--- RECORDS FOR PROCESSING ---
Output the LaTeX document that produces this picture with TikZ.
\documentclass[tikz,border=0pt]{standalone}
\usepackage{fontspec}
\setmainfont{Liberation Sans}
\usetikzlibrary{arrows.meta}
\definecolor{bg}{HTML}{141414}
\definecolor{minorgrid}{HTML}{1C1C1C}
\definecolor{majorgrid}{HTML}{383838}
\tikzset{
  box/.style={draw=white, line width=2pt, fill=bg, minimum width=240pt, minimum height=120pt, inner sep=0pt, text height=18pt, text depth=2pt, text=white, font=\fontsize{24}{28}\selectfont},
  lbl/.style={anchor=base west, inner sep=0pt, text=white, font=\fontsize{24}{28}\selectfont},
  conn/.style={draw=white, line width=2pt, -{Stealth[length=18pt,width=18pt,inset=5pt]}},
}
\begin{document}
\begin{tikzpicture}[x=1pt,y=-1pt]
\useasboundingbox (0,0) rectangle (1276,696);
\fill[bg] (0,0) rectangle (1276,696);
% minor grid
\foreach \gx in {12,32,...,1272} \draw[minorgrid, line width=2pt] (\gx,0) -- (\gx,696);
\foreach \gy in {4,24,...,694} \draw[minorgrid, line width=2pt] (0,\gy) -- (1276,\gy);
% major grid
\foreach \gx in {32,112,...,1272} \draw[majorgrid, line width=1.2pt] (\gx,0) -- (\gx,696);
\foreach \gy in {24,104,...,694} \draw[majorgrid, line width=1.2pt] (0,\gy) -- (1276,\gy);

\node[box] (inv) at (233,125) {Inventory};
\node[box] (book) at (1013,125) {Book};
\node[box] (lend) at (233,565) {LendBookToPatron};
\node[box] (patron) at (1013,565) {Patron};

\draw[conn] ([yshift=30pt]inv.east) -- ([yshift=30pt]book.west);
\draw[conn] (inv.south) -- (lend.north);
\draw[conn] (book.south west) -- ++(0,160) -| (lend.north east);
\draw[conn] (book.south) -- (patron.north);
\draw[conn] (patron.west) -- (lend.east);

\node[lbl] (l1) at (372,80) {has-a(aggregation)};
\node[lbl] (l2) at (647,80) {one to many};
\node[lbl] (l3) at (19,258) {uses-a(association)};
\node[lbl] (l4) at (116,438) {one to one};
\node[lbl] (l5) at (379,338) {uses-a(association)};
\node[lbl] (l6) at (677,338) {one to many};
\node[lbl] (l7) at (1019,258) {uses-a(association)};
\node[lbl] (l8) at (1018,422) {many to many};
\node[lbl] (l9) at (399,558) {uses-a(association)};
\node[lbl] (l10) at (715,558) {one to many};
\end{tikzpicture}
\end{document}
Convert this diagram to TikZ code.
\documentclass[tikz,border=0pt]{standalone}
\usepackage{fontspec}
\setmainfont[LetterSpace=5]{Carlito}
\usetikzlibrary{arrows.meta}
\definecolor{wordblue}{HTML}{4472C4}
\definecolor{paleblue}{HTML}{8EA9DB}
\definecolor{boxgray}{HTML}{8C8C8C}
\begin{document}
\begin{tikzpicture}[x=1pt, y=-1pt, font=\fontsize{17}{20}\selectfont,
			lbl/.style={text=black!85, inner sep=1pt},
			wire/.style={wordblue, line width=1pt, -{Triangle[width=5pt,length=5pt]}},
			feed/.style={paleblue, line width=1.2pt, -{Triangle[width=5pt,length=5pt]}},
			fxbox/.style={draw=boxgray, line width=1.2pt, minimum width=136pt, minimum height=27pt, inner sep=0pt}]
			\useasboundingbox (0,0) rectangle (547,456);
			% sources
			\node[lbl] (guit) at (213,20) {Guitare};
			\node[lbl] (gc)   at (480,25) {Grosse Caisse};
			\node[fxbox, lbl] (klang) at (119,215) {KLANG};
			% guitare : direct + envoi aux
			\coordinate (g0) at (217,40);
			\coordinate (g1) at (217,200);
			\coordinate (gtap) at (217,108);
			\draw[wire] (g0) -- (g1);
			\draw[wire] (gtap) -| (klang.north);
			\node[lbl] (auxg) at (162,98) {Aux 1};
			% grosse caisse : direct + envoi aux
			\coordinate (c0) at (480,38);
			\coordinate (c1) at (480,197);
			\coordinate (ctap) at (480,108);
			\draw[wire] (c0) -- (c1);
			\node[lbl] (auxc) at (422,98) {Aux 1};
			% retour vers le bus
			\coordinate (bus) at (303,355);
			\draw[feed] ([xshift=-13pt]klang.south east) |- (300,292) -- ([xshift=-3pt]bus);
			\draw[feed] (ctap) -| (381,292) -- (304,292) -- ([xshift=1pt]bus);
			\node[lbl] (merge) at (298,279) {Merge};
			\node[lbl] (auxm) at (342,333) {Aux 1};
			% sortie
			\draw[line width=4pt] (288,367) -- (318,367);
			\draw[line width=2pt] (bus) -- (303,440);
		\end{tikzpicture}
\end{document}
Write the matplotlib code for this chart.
---
- [REQUIREMENTS]: Which lines contain "code"? Copy each of them out.

- [TASK OUTPUT]:
Convert this diagram to TikZ code.
Write the matplotlib code for this chart.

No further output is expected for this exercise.